Cattle, horses, dogs and cats.
Indications for use
This product is administered by intravenous infusion for the treatment of dehydration in cattle, horses, dogs and cats. It may be used to correct hypovolaemia resulting from shock or gastrointestinal disease (especially where metabolic alkalosis is present, e.g. in cases of sustained vomiting or abomasal disorders in cattle). It may be administered to meet normal fluid and electrolyte requirements when fluids cannot be given orally.
Do not use in animals with:
- oedema (hepatic, renal, or cardiac)
Special precautions for use in animals
Do not use unless the solution is clear, free from visible particles and the container is undamaged. Sodium overload may occur in animals with cardiac or renal impairment. It should be noted that sodium excretion may be impaired post-surgery/trauma.
A risk of thrombosis with intravenous infusion should be considered.
Maintain aseptic precautions.
The product should be warmed to approximately 37°C prior to the administration of large volumes, or if the administration rate is high, in order to avoid hypothermia.
Use with caution in animals with hypokalaemia.
Serum electrolyte levels, water and acid-base balance and the clinical condition of the animal should be closely monitored during the treatment in order to prevent overdose, particularly in cases of renal or metabolic changes.
This product should not be used for longer than is necessary to correct and sustain circulating volume. This solution does not contain the appropriate electrolyte balance for longer term maintenance fluid administration.
Inappropriate/excessive use may worsen or create a metabolic acidosis.
Use during pregnancy and lactation
The safety of the veterinary medicinal product has not been established during pregnancy and lactation. Use only accordingly to the benefit/risk assessment by the responsible veterinarian.
It is recommended to take appropriate precautions in animals receiving corticosteroids or corticotrophins to prevent high blood pressure and excessive fluid retention during administration of large volumes.
Concomitant administration of colloids requires a dose reduction.
Amounts to be administered and administration route
The volume and rate of infusion will depend upon the clinical condition, existing deficits of the animal, maintenance needs and continuing losses.
Generally aim to correct hypovolaemia by 50% initially (ideally over 6 hours but faster if necessary) and reassess by clinical examination.
Deficits are generally in the range of 50 ml/kg (mild) to 150 ml/kg (severe).

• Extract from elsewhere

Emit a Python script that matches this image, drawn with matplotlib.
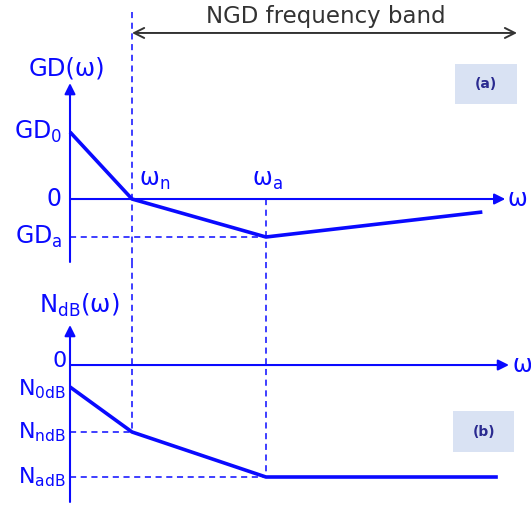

An infusion rate of 15 ml/kg/hour is recommended in the absence of shock (range 5-75 ml/kg/hour).
In shock, high initial infusion rates, up to 90 ml/kg/hour, are needed. High infusion rates should not be continued for longer than 1 hour unless urine output is restored. The maximum infusion rate should be decreased in the presence of cardiac, renal and pulmonary disease.
It is recommended to maintain a serum sodium less than or equal to 130 mEq/l. In the presence of volume overload signs, treatment should involve administering diuretics and stopping the infusion.

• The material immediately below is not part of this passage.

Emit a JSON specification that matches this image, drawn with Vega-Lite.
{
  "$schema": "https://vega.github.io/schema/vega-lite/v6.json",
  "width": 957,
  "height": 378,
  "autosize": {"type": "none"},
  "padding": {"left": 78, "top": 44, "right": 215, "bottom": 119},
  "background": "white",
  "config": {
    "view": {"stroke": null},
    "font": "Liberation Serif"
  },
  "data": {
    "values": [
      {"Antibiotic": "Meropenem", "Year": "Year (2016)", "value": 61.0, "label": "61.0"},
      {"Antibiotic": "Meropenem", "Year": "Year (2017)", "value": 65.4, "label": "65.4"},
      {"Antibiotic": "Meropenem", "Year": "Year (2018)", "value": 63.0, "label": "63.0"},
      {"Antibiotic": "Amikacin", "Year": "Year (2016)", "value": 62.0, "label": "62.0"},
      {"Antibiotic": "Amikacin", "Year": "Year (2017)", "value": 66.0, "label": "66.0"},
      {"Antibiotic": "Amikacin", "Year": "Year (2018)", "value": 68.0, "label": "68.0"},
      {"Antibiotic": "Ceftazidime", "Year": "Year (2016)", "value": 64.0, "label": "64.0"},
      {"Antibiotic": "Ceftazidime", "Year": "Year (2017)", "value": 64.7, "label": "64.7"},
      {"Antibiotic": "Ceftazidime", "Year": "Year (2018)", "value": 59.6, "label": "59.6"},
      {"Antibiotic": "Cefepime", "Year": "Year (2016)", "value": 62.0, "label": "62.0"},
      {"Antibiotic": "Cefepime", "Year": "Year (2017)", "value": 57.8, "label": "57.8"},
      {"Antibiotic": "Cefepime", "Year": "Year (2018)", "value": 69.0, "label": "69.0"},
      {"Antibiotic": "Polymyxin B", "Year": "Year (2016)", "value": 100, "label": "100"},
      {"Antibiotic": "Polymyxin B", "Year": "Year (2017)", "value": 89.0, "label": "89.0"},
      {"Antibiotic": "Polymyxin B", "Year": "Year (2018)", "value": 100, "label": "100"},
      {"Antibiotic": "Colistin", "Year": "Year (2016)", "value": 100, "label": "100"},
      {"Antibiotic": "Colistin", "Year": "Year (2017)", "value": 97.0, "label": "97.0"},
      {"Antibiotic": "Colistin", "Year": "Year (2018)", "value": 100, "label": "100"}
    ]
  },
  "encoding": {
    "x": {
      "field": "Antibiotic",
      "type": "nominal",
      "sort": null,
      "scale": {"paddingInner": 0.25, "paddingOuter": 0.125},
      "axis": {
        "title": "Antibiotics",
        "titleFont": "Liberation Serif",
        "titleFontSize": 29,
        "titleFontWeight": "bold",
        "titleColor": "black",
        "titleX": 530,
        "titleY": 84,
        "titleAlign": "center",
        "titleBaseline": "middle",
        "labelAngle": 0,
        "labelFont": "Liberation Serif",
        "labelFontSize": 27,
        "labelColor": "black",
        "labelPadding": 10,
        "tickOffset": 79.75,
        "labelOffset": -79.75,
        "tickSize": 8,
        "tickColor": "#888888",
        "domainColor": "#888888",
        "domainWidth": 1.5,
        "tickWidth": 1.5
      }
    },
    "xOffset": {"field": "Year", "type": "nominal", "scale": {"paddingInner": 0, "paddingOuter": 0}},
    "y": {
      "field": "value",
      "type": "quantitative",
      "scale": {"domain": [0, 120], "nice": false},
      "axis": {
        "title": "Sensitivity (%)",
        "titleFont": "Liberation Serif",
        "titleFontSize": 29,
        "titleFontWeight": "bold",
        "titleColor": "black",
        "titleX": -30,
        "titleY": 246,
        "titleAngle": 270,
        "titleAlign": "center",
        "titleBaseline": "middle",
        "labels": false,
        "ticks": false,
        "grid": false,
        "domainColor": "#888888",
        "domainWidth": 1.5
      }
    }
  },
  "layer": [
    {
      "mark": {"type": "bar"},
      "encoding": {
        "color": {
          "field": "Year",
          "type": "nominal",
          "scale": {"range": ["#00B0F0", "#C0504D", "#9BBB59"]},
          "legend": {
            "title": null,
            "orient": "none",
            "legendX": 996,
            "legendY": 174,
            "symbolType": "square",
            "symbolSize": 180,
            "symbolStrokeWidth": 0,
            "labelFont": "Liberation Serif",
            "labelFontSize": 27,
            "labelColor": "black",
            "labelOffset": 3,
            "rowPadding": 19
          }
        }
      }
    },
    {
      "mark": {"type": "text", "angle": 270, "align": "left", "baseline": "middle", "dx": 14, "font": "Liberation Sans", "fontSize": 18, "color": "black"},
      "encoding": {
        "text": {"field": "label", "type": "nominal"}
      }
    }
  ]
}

Overdose may lead to hypernatraemia, hyperchloraemia, hypokalaemia, cardiac decompensation, hyperhydration and metabolic acidosis.
Clinical signs of excessive overdose include restlessness, hypersalivation, shivering, tachycardia, serous nasal discharge, tachypnoea, moist lung sounds, coughing, protrusion of the eye from the orbit, widespread oedema, vomiting and diarrhoea.
Long-term infusion may cause electrolyte imbalance. Saline solution is not balanced and it may cause acidaemia because it will increase renal elimination of bicarbonate. Prolonged use may cause hypokalaemia.
Meat and offal: zero days; Milk: zero hours.